### WHAT YOU HAVE TO DO
Your task is to give the listing below back word for word, pictures excluded.

### DATASET CONTENT
— begin —
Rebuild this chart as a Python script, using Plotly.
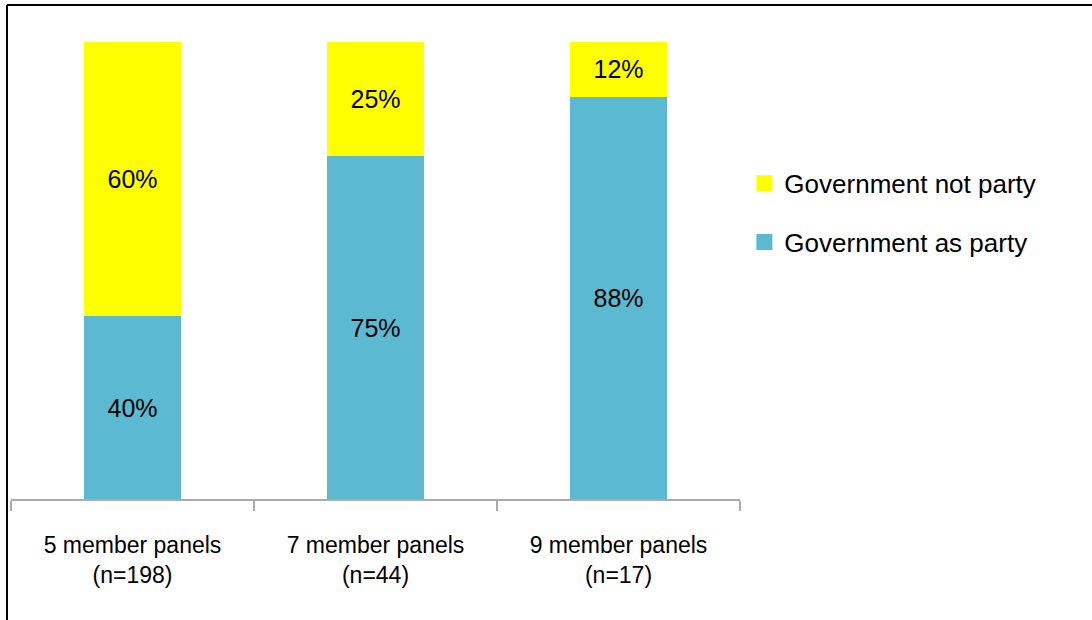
import plotly.graph_objects as go

categories = ["5 member panels<br>(n=198)", "7 member panels<br>(n=44)", "9 member panels<br>(n=17)"]
gov_as_party = [40, 75, 88]
gov_not_party = [60, 25, 12]
series_names = ["Government as party", "Government not party"]
colors = ["#5BB9D2", "#FFFF00"]

FONT = "Liberation Sans Narrow, Arial Narrow, Liberation Sans, Arial, sans-serif"

fig = go.Figure()
for name, vals, col in zip(series_names, [gov_as_party, gov_not_party], colors):
    fig.add_trace(go.Bar(
        x=categories, y=vals, name=name, marker=dict(color=col, line=dict(width=0)),
        text=[f"{v}%" for v in vals], textposition="inside", insidetextanchor="middle",
        textfont=dict(family=FONT, size=25, color="black"), constraintext="none",
        showlegend=False,
    ))

# legend entries (square markers)
for name, col in [(series_names[1], colors[1]), (series_names[0], colors[0])]:
    fig.add_trace(go.Scatter(
        x=[None], y=[None], mode="markers", name=name, legendgroup=name,
        marker=dict(symbol="square", size=17, color=col, line=dict(width=0)),
    ))

fig.update_layout(
    width=1092, height=620,
    margin=dict(l=11, r=352, t=42, b=121),
    barmode="stack", bargap=0.6,
    paper_bgcolor="white", plot_bgcolor="white",
    font=dict(family=FONT, color="black"),
    legend=dict(x=1.006, xanchor="left", y=0.742, yanchor="top",
                traceorder="grouped", tracegroupgap=22,
                font=dict(family=FONT, size=26, color="black"),
                bgcolor="rgba(0,0,0,0)"),
    xaxis=dict(type="category", showline=True, linecolor="#ABABAB", linewidth=2,
               ticks="outside", tickson="boundaries", ticklen=10, tickcolor="#ABABAB",
               tickwidth=2, showgrid=False, ticklabelstandoff=24,
               tickfont=dict(family=FONT, size=23, color="black")),
    yaxis=dict(range=[0, 100], visible=False, showgrid=False),
    shapes=[
        dict(type="line", xref="paper", yref="paper", x0=-0.0055, x1=-0.0055, y0=1.081, y1=-0.4,
             line=dict(color="black", width=2)),
        dict(type="line", xref="paper", yref="paper", x0=-0.0055, x1=1.6, y0=1.081, y1=1.081,
             line=dict(color="black", width=2)),
    ],
)

fig.write_html("out.html", config={"displayModeBar": False},
               post_script="document.body.style.margin='0';")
— end —
### OUTPUT BELOW
Rebuild this chart as a Python script, using Plotly.
import plotly.graph_objects as go

categories = ["5 member panels<br>(n=198)", "7 member panels<br>(n=44)", "9 member panels<br>(n=17)"]
gov_as_party = [40, 75, 88]
gov_not_party = [60, 25, 12]
series_names = ["Government as party", "Government not party"]
colors = ["#5BB9D2", "#FFFF00"]

FONT = "Liberation Sans Narrow, Arial Narrow, Liberation Sans, Arial, sans-serif"

fig = go.Figure()
for name, vals, col in zip(series_names, [gov_as_party, gov_not_party], colors):
    fig.add_trace(go.Bar(
        x=categories, y=vals, name=name, marker=dict(color=col, line=dict(width=0)),
        text=[f"{v}%" for v in vals], textposition="inside", insidetextanchor="middle",
        textfont=dict(family=FONT, size=25, color="black"), constraintext="none",
        showlegend=False,
    ))

# legend entries (square markers)
for name, col in [(series_names[1], colors[1]), (series_names[0], colors[0])]:
    fig.add_trace(go.Scatter(
        x=[None], y=[None], mode="markers", name=name, legendgroup=name,
        marker=dict(symbol="square", size=17, color=col, line=dict(width=0)),
    ))

fig.update_layout(
    width=1092, height=620,
    margin=dict(l=11, r=352, t=42, b=121),
    barmode="stack", bargap=0.6,
    paper_bgcolor="white", plot_bgcolor="white",
    font=dict(family=FONT, color="black"),
    legend=dict(x=1.006, xanchor="left", y=0.742, yanchor="top",
                traceorder="grouped", tracegroupgap=22,
                font=dict(family=FONT, size=26, color="black"),
                bgcolor="rgba(0,0,0,0)"),
    xaxis=dict(type="category", showline=True, linecolor="#ABABAB", linewidth=2,
               ticks="outside", tickson="boundaries", ticklen=10, tickcolor="#ABABAB",
               tickwidth=2, showgrid=False, ticklabelstandoff=24,
               tickfont=dict(family=FONT, size=23, color="black")),
    yaxis=dict(range=[0, 100], visible=False, showgrid=False),
    shapes=[
        dict(type="line", xref="paper", yref="paper", x0=-0.0055, x1=-0.0055, y0=1.081, y1=-0.4,
             line=dict(color="black", width=2)),
        dict(type="line", xref="paper", yref="paper", x0=-0.0055, x1=1.6, y0=1.081, y1=1.081,
             line=dict(color="black", width=2)),
    ],
)

fig.write_html("out.html", config={"displayModeBar": False},
               post_script="document.body.style.margin='0';")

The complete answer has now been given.